In November 2012, Henning von Nordheim, Scientific Director and Head of Marine and Coastal Nature Conservation at Bf N chaired the workshop of oyster scientists and restoration practitioners at the headquarters of Bf N’s International Academy for Nature Conservation (INA) on the Isle of Vilm in the Baltic Sea. The workshop was attended by experts from Germany, the UK, Denmark, Holland, France, Spain and the US. The workshop opened with a briefing by the IFAO scientists on the history of the flat oyster in the North Sea and Wadden Sea.
|Map showing North and Wadden Seas|
The oyster beds on the tidal flats of the Wadden Sea may have been the first managed fisheries in Europe. In the 1500’s, the Danish monarchy, then ruling over the German Bight, decreed that all oysters belonged to the crown. In 1587, a permit was introduced for the harvest of oysters by those not fishing on behalf of the King.

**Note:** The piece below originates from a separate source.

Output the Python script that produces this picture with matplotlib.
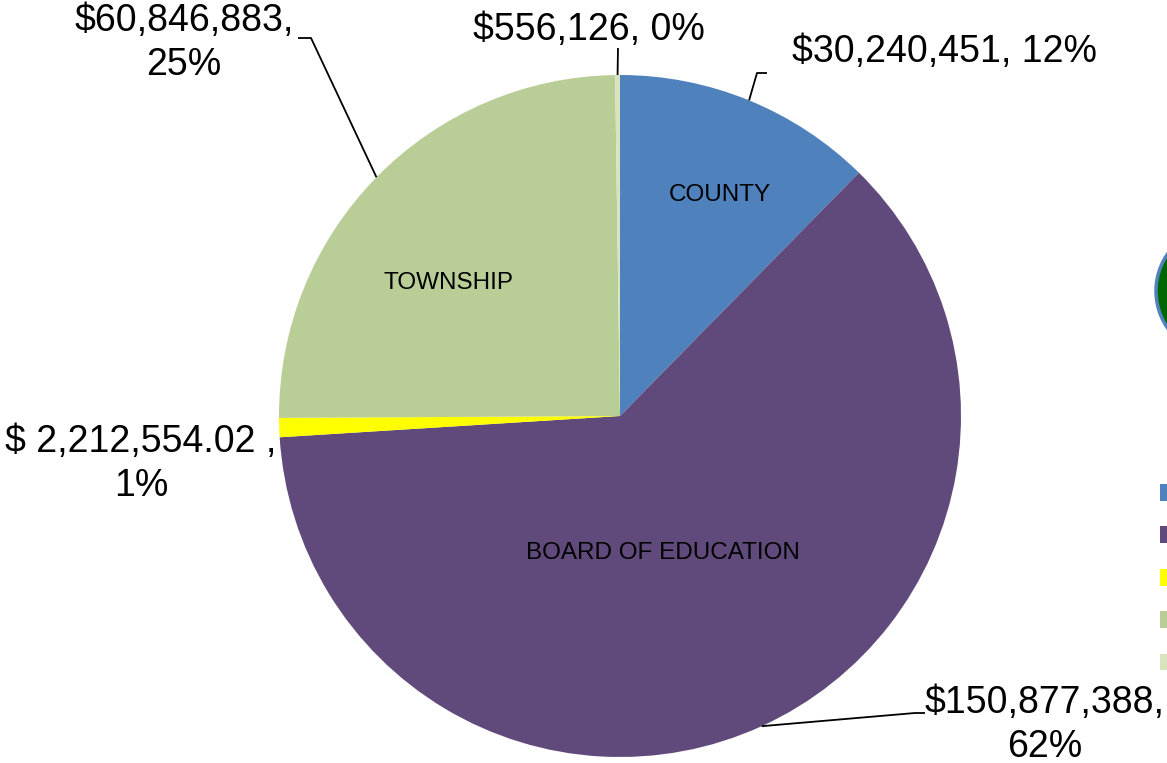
import numpy as np
import matplotlib.pyplot as plt
from matplotlib.patches import Circle

# data
categories = ['COUNTY', 'BOARD OF EDUCATION', 'FIRE DISTRICT', 'TOWNSHIP', 'LIBRARY']
values = [30240451, 150877388, 2212554.02, 60846883, 556126]
value_labels = ['$30,240,451, 12%', '$150,877,388,\n62%', '$ 2,212,554.02 ,\n1%',
                '$60,846,883,\n25%', '$556,126, 0%']
inner_labels = ['COUNTY', 'BOARD OF EDUCATION', '', 'TOWNSHIP', '']
colors = ['#4F81BD', '#604A7B', '#FFFF00', '#B9CD96', '#D7E4BD']

W, H = 1167, 763
fig = plt.figure(figsize=(W / 100, H / 100), dpi=100)
ax = fig.add_axes([0, 0, 1, 1])

cx, cy, r = 620, H - 416, 341
wedges, _ = ax.pie(values, colors=colors, startangle=90, counterclock=False,
                   center=(cx, cy), radius=r, frame=True,
                   wedgeprops=dict(linewidth=0))
ax.set_xlim(0, W)
ax.set_ylim(0, H)
ax.set_aspect('equal')
ax.axis('off')

# inner labels
inner_pos = [(720, 195), (663, 553), None, (448, 283), None]
for lab, pos in zip(inner_labels, inner_pos):
    if lab:
        ax.text(pos[0], H - pos[1], lab, ha='center', va='center', fontsize=17.5,
                family='Liberation Sans')

# outer labels with leader lines (bend points in pixels from top-left)
lab_pos = [(945, 52), (1045, 725), (141, 464), (184, 43), (589, 30)]
leaders = [
    [(757, 73), (767, 73)],
    [(915, 713), (925, 713)],
    None,
    [(311, 38), (298, 38)],
    [(618, 48)],
]
for i, (w, txt) in enumerate(zip(wedges, value_labels)):
    ax.text(lab_pos[i][0], H - lab_pos[i][1], txt, ha='center', va='center',
            fontsize=27, family='Liberation Sans', linespacing=1.27)
    if leaders[i] is None:
        continue
    a = np.deg2rad((w.theta1 + w.theta2) / 2)
    sx, sy = cx + r * np.cos(a), cy + r * np.sin(a)
    pts = [(sx, sy)] + [(p[0], H - p[1]) for p in leaders[i]]
    xs, ys = zip(*pts)
    ax.plot(xs, ys, color='black', lw=1.3, solid_capstyle='butt')

# decorative green circle (cut off at the right edge)
ax.add_patch(Circle((1225, H - 295), 66, facecolor='#BBBBBB', edgecolor='none',
                    alpha=0.5, zorder=1))
ax.add_patch(Circle((1221, H - 291), 65, facecolor='#006600', edgecolor='#4F81BD',
                    lw=2.5, zorder=2))

# legend (mostly outside the canvas)
ax.legend(wedges, categories, loc='upper left', bbox_to_anchor=(1160 / W, 1 - 484 / H),
          frameon=False, fontsize=14, handlelength=0.9, handleheight=0.95,
          handletextpad=0.5, labelspacing=1.2, borderpad=0, borderaxespad=0)

fig.savefig('out.png', dpi=100)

By 1652, fishing rights had been established and stock assessment introduced, but by the late 1600’s, the nearshore beds had been fished out. The deeper, and very extensive, oyster grounds in the North Sea and English Channel were fished out with the introduction of unrestricted industrial dredging in the second half of the 1800’s. The flat oyster is now functionally extinct in the Wadden Sea and the deeper grounds of the North Sea and English Channels.